Die Kurden streben ein “dezentralisiertes, demokratisches Syrien” an. Die syrische Regierung hatte in der Vergangenheit eine die Dezentralisierung des Landes abgelehnt. Als Frankreich zwischen 1920 und 1946 das Land besetzte, gründete es vier Kleinstaaten - einen alawitischen Staat im Nordwesten, einen Drusenstaat im Süden und einzelne Staaten in Aleppo und Damaskus. Doch dieser Plan scheiterte, da die Syrer einen “erbitterten” Guerilla-Krieg gegen die Besatzer durchführten.

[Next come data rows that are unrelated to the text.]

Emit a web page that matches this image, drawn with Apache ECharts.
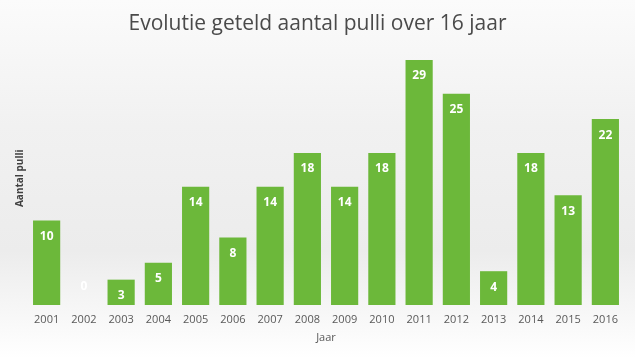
<!DOCTYPE html>
<html><head><meta charset="utf-8">
<script src="https://cdn.jsdelivr.net/npm/echarts@6/dist/echarts.min.js"></script>
<style>html,body{margin:0;padding:0;}#c{width:635px;height:358px;}</style>
</head><body><div id="c"></div>
<script>
const years = ['2001','2002','2003','2004','2005','2006','2007','2008','2009','2010','2011','2012','2013','2014','2015','2016'];
const pulli = [10,0,3,5,14,8,14,18,14,18,29,25,4,18,13,22];
const titleText = 'Evolutie geteld aantal pulli over 16 jaar';
const xName = 'Jaar';
const yName = 'Aantal pulli';

const chart = echarts.init(document.getElementById('c'));
chart.setOption({
  animation: false,
  backgroundColor: new echarts.graphic.LinearGradient(0,0,0,1,[
    {offset:0,color:'#fbfbfb'},{offset:0.35,color:'#f1f1f1'},{offset:0.7,color:'#ececec'},{offset:1,color:'#ffffff'}]),
  title: {text: titleText, left: 'center', top: 9,
    textStyle: {fontFamily: 'Open Sans', fontWeight: 'normal', fontSize: 21, color: '#4a4a4a'}},
  grid: {left: 28, right: 11, top: 51.5, bottom: 53},
  xAxis: {type: 'category', data: years, name: xName, nameLocation: 'middle', nameGap: 27,
    nameTextStyle: {fontFamily: 'Open Sans', fontSize: 11, color: '#595959'},
    axisLine: {show: false}, axisTick: {show: false},
    axisLabel: {fontFamily: 'Open Sans', fontSize: 11, color: '#595959', margin: 9}},
  yAxis: {type: 'value', min: 0, max: 30, show: true,
    axisLine: {show: false}, axisTick: {show: false}, axisLabel: {show: false}, splitLine: {show: false},
    name: yName, nameLocation: 'middle', nameGap: 3, nameRotate: 90,
    nameTextStyle: {fontFamily: 'Open Sans', fontSize: 10, fontWeight: 'bold', color: '#404040'}},
  series: [{type: 'bar', barCategoryGap: '27%',
    data: pulli.map(v => v === 0
      ? {value: v, label: {position: 'insideBottom', distance: 12}}
      : v),
    itemStyle: {color: '#6cb83a'},
    label: {show: true, position: 'insideTop', distance: 10, color: '#ffffff', fontWeight: 'bold',
      fontFamily: 'Open Sans', fontSize: 12}}]
});
</script></body></html>
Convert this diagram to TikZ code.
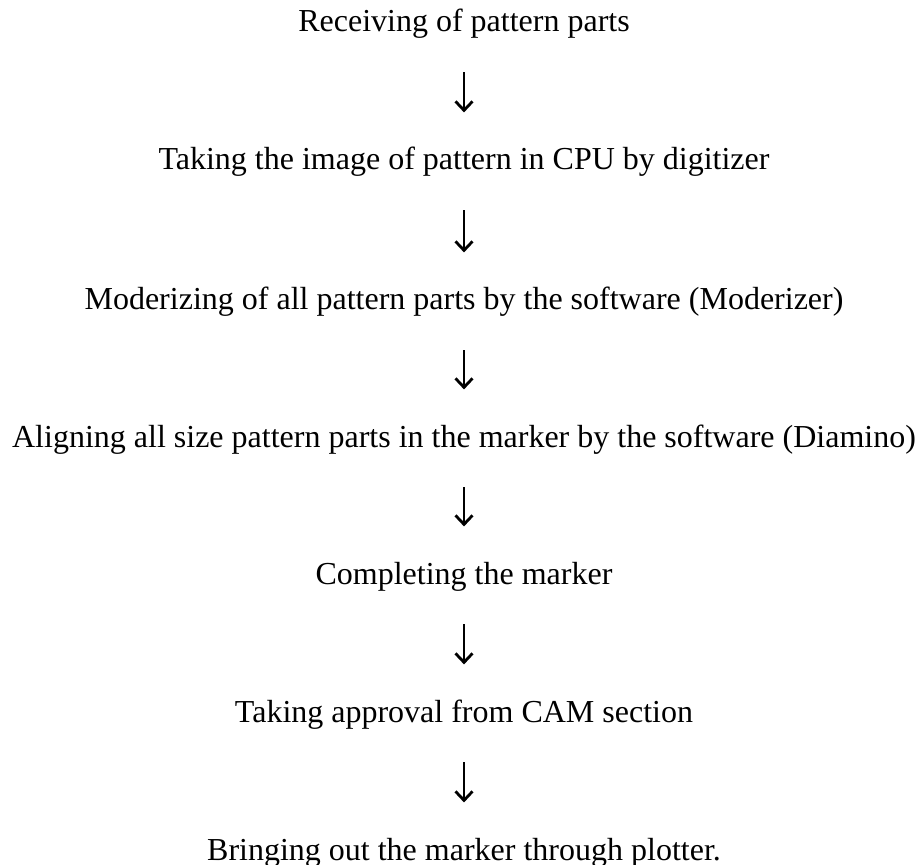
\documentclass[tikz,border=0pt]{standalone}
\usepackage{fontspec}
\setmainfont{Liberation Serif}
\usetikzlibrary{arrows.meta}
\begin{document}
\begin{tikzpicture}[x=0.5pt, y=-0.5pt, >={Straight Barb[length=4.5pt,width=8.5pt,line width=1.4pt]},
	stepline/.style={anchor=base, inner sep=0pt, text height=10.6pt, text depth=3.5pt, font=\fontsize{16pt}{19pt}\selectfont},
	flow/.style={->, line width=1pt, shorten <=16.5pt, shorten >=18pt}]
	\useasboundingbox (0,0) rectangle (919,865);
	\node [stepline] (receive) at (464,32) {Receiving of pattern parts};
	\node [stepline] (image) at (464,170) {Taking the image of pattern in CPU by digitizer};
	\node [stepline] (moder) at (464,310) {Moderizing of all pattern parts by the software (Moderizer)};
	\node [stepline] (align) at (464,447) {Aligning all size pattern parts in the marker by the software (Diamino)};
	\node [stepline] (complete) at (464,584) {Completing the marker};
	\node [stepline] (approve) at (464,722) {Taking approval from CAM section};
	\node [stepline] (plot) at (464,860) {Bringing out the marker through plotter.};
	\draw [flow] (receive) -- (image);
	\draw [flow] (image) -- (moder);
	\draw [flow] (moder) -- (align);
	\draw [flow] (align) -- (complete);
	\draw [flow] (complete) -- (approve);
	\draw [flow] (approve) -- (plot);
\end{tikzpicture}
\end{document}
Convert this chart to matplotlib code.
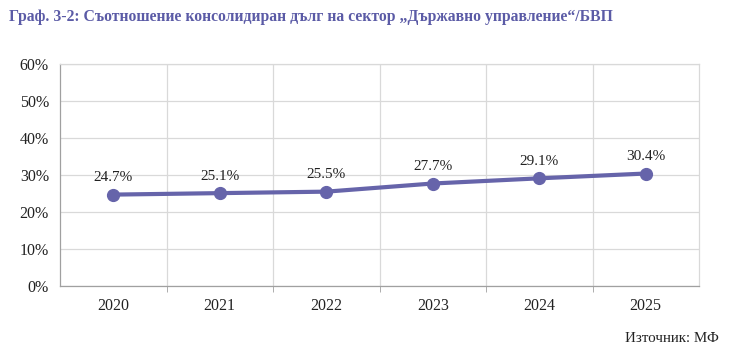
import matplotlib
matplotlib.use("Agg")
import matplotlib.pyplot as plt
from matplotlib.ticker import FixedLocator

plt.rcParams['font.family'] = ['Liberation Serif', 'DejaVu Serif']

years = ["2020", "2021", "2022", "2023", "2024", "2025"]
debt_ratio = [24.7, 25.1, 25.5, 27.7, 29.1, 30.4]
y_ticks = [0, 10, 20, 30, 40, 50, 60]

line_color = "#6664aa"
title_color = "#5b5ba6"
grid_color = "#d9d9d9"

fig = plt.figure(figsize=(7.4, 3.55), dpi=100)
ax = fig.add_axes([60/740, 1-286/355, (699-60)/740, (286-64)/355])

x = list(range(len(years)))
ax.plot(x, debt_ratio, color=line_color, lw=3, marker='o', ms=8.5,
        markerfacecolor=line_color, markeredgecolor=line_color, zorder=3)
for xi, v in zip(x, debt_ratio):
    ax.annotate(f"{v:.1f}%", (xi, v), xytext=(0, 7.5), textcoords='offset points',
                ha='center', va='bottom', fontsize=11, color='#222222')

ax.set_xlim(-0.5, len(years) - 0.5)
ax.set_ylim(0, 60)
ax.set_yticks(y_ticks)
ax.set_yticklabels([f"{t}%" for t in y_ticks], fontsize=11.5, color='#222222')
ax.set_xticks(x)
ax.set_xticklabels(years, fontsize=11.5, color='#222222')
ax.tick_params(axis='x', which='major', length=0, pad=9)
ax.tick_params(axis='y', length=0, pad=8)
ax.xaxis.set_minor_locator(FixedLocator([i + 0.5 for i in range(len(years) - 1)]))
ax.tick_params(axis='x', which='minor', length=4, color='#a0a0a0')
ax.grid(axis='y', color=grid_color, lw=0.9)
ax.grid(axis='x', which='minor', color=grid_color, lw=0.9)
ax.set_axisbelow(True)
for s in ['top', 'right']:
    ax.spines[s].set_color(grid_color)
    ax.spines[s].set_linewidth(0.9)
for s in ['left', 'bottom']:
    ax.spines[s].set_color('#a0a0a0')
    ax.spines[s].set_linewidth(0.9)

fig.text(9/740, 1-17/355, "Граф. 3-2: Съотношение консолидиран дълг на сектор „Държавно управление“/БВП",
         fontsize=11.3, fontweight='bold', color=title_color, ha='left', va='center')
fig.text(719/740, 1-338/355, "Източник: МФ", fontsize=10.8, color='#222222',
         ha='right', va='center')

fig.savefig("out.png", dpi=100, facecolor='white')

Stratfor folgert, dass der syrische Präsident Baschar al-Assad gegen eine Neuauflage des Teilungsplans seines Landes ist. Die Kurden stellen etwa zehn Prozent der syrischen Bevölkerung und befinden sich in einer schwachen Position, um eine Autonomie zu fordern. Der Großteil der Kurden lebt Stratfor zufolge ohnehin in Damaskus und Aleppo, wo sie sich assimiliert haben und jegliche Autonomiebestrebungen ablehnen.

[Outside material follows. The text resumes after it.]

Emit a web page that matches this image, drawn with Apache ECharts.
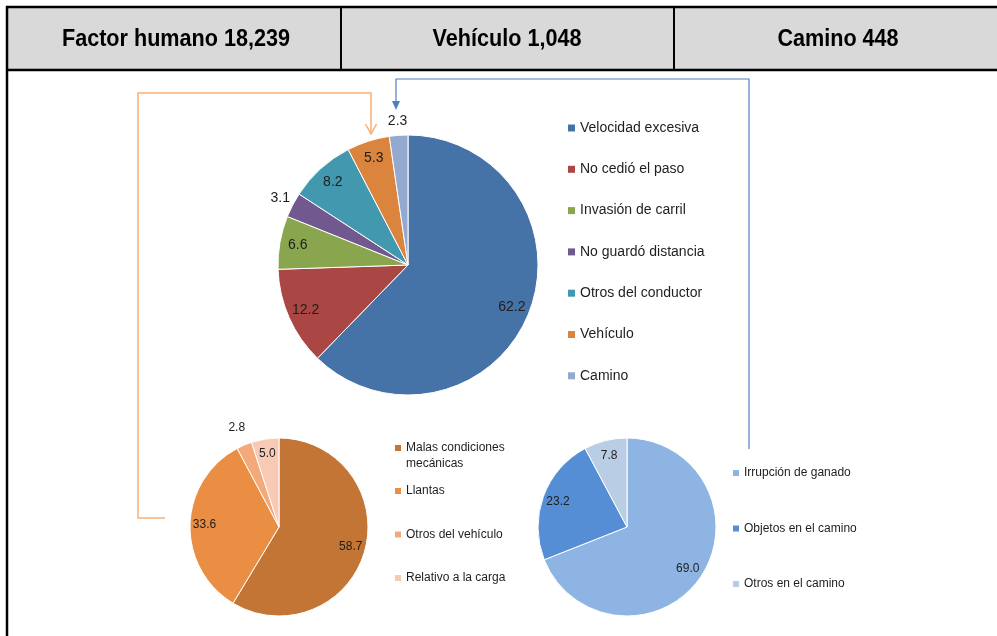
<!DOCTYPE html>
<html>
<head>
<meta charset="utf-8">
<title>Accidentes por causa</title>
<script src="https://cdn.jsdelivr.net/npm/echarts@6/dist/echarts.min.js"></script>
<style>
html, body { margin: 0; padding: 0; background: #fff; }
#chart { width: 997px; height: 636px; }
</style>
</head>
<body>
<div id="chart"></div>
<script>
// 1、数据
// cabecera
var headerTitles = ['Factor humano 18,239', 'Vehículo 1,048', 'Camino 448'];

// pastel grande: factor humano
var humanNames = ['Velocidad excesiva', 'No cedió el paso', 'Invasión de carril', 'No guardó distancia', 'Otros del conductor', 'Vehículo', 'Camino'];
var humanValues = [62.2, 12.2, 6.6, 3.1, 8.2, 5.3, 2.3];
var humanColors = ['#4572A7', '#AA4643', '#89A54E', '#71588F', '#4198AF', '#DB843D', '#93A9CF'];
var humanOutside = ['No guardó distancia', 'Camino'];

// pastel chico: vehículo
var vehicleNames = ['Malas condiciones\nmecánicas', 'Llantas', 'Otros del vehículo', 'Relativo a la carga'];
var vehicleValues = [58.7, 33.6, 2.8, 5.0];
var vehicleColors = ['#C27534', '#E98E43', '#F4A97A', '#F8C9B4'];
var vehicleOutside = ['Otros del vehículo'];

// pastel chico: camino
var roadNames = ['Irrupción de ganado', 'Objetos en el camino', 'Otros en el camino'];
var roadValues = [69.0, 23.2, 7.8];
var roadColors = ['#8EB4E3', '#558ED5', '#B9CDE5'];
var roadOutside = [];

var FONT = '"Liberation Sans", Arial, sans-serif';
var TXT = '#1e1e1e';

// 2、series: pastel + capas transparentes para las etiquetas
function pieSeries(names, values, colors, outside, center, r, rIn, rOut, fontSize) {
    var fmt = function (p) { return p.value.toFixed(1); };
    var main = {
        type: 'pie',
        center: center,
        radius: [0, r],
        startAngle: 90,
        clockwise: true,
        label: { show: false },
        labelLine: { show: false },
        emphasis: { disabled: true },
        itemStyle: { borderColor: '#fff', borderWidth: 1 },
        data: names.map(function (n, i) {
            return { name: n, value: values[i], itemStyle: { color: colors[i] } };
        })
    };
    function overlay(r0, r1, showOutside) {
        return {
            type: 'pie',
            center: center,
            radius: [r0, r1],
            startAngle: 90,
            clockwise: true,
            silent: true,
            legendHoverLink: false,
            emphasis: { disabled: true },
            itemStyle: { color: 'transparent', borderWidth: 0 },
            labelLine: { show: false },
            label: {
                position: 'inside',
                formatter: fmt,
                color: TXT,
                fontSize: fontSize,
                fontFamily: FONT,
                textBorderWidth: 0
            },
            data: names.map(function (n, i) {
                var isOut = outside.indexOf(n) >= 0;
                return { name: n, value: values[i], label: { show: showOutside ? isOut : !isOut } };
            })
        };
    }
    return [main, overlay(rIn, r, false), overlay(r, rOut, true)];
}

var series = []
    .concat(pieSeries(humanNames, humanValues, humanColors, humanOutside, [408, 265], 130, 88, 152, 14))
    .concat(pieSeries(vehicleNames, vehicleValues, vehicleColors, vehicleOutside, [279, 527], 89, 54, 121, 12))
    .concat(pieSeries(roadNames, roadValues, roadColors, roadOutside, [627, 527], 89, 52, 110, 12));

// 3、leyendas
function legendBox(data, left, top, gap, size, fontSize, lineHeight) {
    return {
        data: data,
        orient: 'vertical',
        left: left,
        top: top,
        padding: 0,
        itemGap: gap,
        itemWidth: size,
        itemHeight: size,
        icon: 'rect',
        selectedMode: false,
        itemStyle: { borderWidth: 0 },
        textStyle: { fontSize: fontSize, lineHeight: lineHeight, color: TXT, fontFamily: FONT }
    };
}

var legendTwoLines = legendBox([vehicleNames[0]], 395, 424, 0, 6, 12, 16);
// línea vacía arriba para que el cuadrito quede en la primera línea
legendTwoLines.formatter = function (name) { return '\n' + name; };

var legends = [
    legendBox(humanNames, 568, 121, 27.3, 7, 14, 14),
    legendTwoLines,
    legendBox(vehicleNames.slice(1), 395, 483, 27.5, 6, 12, 16),
    legendBox(roadNames, 733, 465, 39.5, 6, 12, 16)
];

// 4、cabecera y flechas (graphic)
var graphics = [
    { type: 'rect', shape: { x: 7, y: 7, width: 990, height: 63 }, style: { fill: '#D9D9D9' }, z: 0 },
    { type: 'line', shape: { x1: 6, y1: 7, x2: 997, y2: 7 }, style: { stroke: '#000', lineWidth: 2.5 } },
    { type: 'line', shape: { x1: 6, y1: 70, x2: 997, y2: 70 }, style: { stroke: '#000', lineWidth: 2.5 } },
    { type: 'line', shape: { x1: 7, y1: 6, x2: 7, y2: 636 }, style: { stroke: '#000', lineWidth: 2.5 } },
    { type: 'line', shape: { x1: 341, y1: 7, x2: 341, y2: 70 }, style: { stroke: '#000', lineWidth: 2 } },
    { type: 'line', shape: { x1: 674, y1: 7, x2: 674, y2: 70 }, style: { stroke: '#000', lineWidth: 2 } },
    // flecha naranja (vehículo)
    { type: 'polyline', shape: { points: [[165, 518], [138, 518], [138, 93], [371, 93], [371, 133]] }, style: { stroke: '#F8AE76', lineWidth: 1.5, fill: null } },
    { type: 'polyline', shape: { points: [[365.5, 124], [371, 134], [376.5, 124]] }, style: { stroke: '#F8AE76', lineWidth: 1.5, fill: null } },
    // flecha azul (camino)
    { type: 'polyline', shape: { points: [[749, 449], [749, 79], [396, 79], [396, 103]] }, style: { stroke: '#4F81BD', lineWidth: 1.2, fill: null } },
    { type: 'polygon', shape: { points: [[392, 101], [400, 101], [396, 110]] }, style: { fill: '#4F81BD' } }
];
var cellCenters = [176, 507, 838];
headerTitles.forEach(function (t, i) {
    // letra angosta: Liberation Sans bold comprimida en x
    graphics.push({
        type: 'text',
        x: cellCenters[i],
        y: 39,
        scaleX: 0.9,
        style: {
            text: t,
            x: 0,
            y: 0,
            align: 'center',
            verticalAlign: 'middle',
            fill: '#000',
            font: 'bold 24px "Liberation Sans", Arial, sans-serif'
        }
    });
});

var myChart = echarts.init(document.getElementById('chart'), null, { renderer: 'canvas' });
myChart.setOption({
    animation: false,
    backgroundColor: '#fff',
    legend: legends,
    graphic: graphics,
    series: series
});
</script>
</body>
</html>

Aus einem Bericht der kurdisch-irakischen Nachrichtenagentur Rudaw geht hervor, dass die Kurden in Syrien sich in einer komplizierten Lage befinden, in der sie den USA nicht mehr bedingungslos vertrauen können. Rudaw wörtlich: “Im schlimmsten Fall wachen die SDF-Kräfte (kurdischen Truppen der Syrischen Demokratischen Kräfte, Anm. d. Red.) eines Morgens auf und stellen fest, dass der US-Sicherheitsschirm verschwunden ist und sie sich selbst wehren müssen (...) Die Amerikaner haben es nach dem Referendum im September nicht geschafft, die Zwangstaktiken des Irak gegen die Regionalregierung Kurdistans und die Peschmerga aufzuhalten, weil sie ihren geringen Einfluss in Bagdad bewahren wollten. Als nächstes taten sie nichts, um die türkischen Regierungstruppen und ihre Verbündeten daran zu hindern, syrisches Territorium zu betreten und Afrin zu beschlagnahmen (...) Die prekäre Lage in Nordsyrien bietet der US-Regierung eine Chance, ihren vermeintlichen Verrat wieder gutzumachen und das Gespräch zu suchen. Es könnte damit beginnen, seine militärische Präsenz dort zu verstärken und mehr Geld für den Wiederaufbau auszugeben.”

Ob es wirklich zu einer Einigung zwischen den Kurden-Milizen und der syrischen Regierung kommt, bleibt unklar. Der hochrangige PYD-Offizielle Salih Muslim meldete im Juli über den Kurznachrichtendienst Twitter: “Die Fake-Leaks des Apparatus des Regimes (syrische Regierung, Anm. d. Red.) über Treffen und Vereinbarung (...) deuten darauf hin, dass das Regime nicht ernst ist und keine Lösung für die Rettung Syriens wünscht.”

Ende Juli sagte Muslim nach Angaben der PKK-nahen Nachrichtenagentur ANF: “Für den Fall, dass es zu Verhandlungen mit dem Regime kommt, haben wir allerdings Bedingungen. Unser Volk hat große Opfer gebracht, um den Terrorismus in der Region zu bekämpfen und autonome Verwaltungen aufzubauen. Die Bevölkerung verwaltet sich mittlerweile selbst und wird es auch in Zukunft tun. Von dieser Bedingung werden wir uns zu keinem Zeitpunkt abwenden.”

Die Vertreter der Kurden-Milizen hätten sich zwar mit Regierungsvertretern getroffen, doch dabei habe es sich nicht um Verhandlungen gehandelt. Muslim wörtlich: “Ziel des Treffens war es, die Basis für einen breiten Dialog zur Lösung der Syrienkrise zu legen. Die Gespräche mit Damaskus sind wichtig für die Verständigung beider Seiten. Direkte Verhandlungen oder eine formelle Versöhnung gibt es allerdings noch nicht.”

Muslim ist nach Informationen von The Middle East Eye der Ansicht, dass die syrische Regierung kein Abkommen mit den Kurden-Milizen schließen möchte. Stattdessen ziele Damaskus auf Kapitulationsverhandlungen nach dem Vorbild der Verhandlungen mit den Söldnern in den restlichen Teilen Syriens ab. Ohne Unterstützung der USA oder anderer Staaten wird die Verhandlungsposition der Kurden-Milizen schwach ausfallen.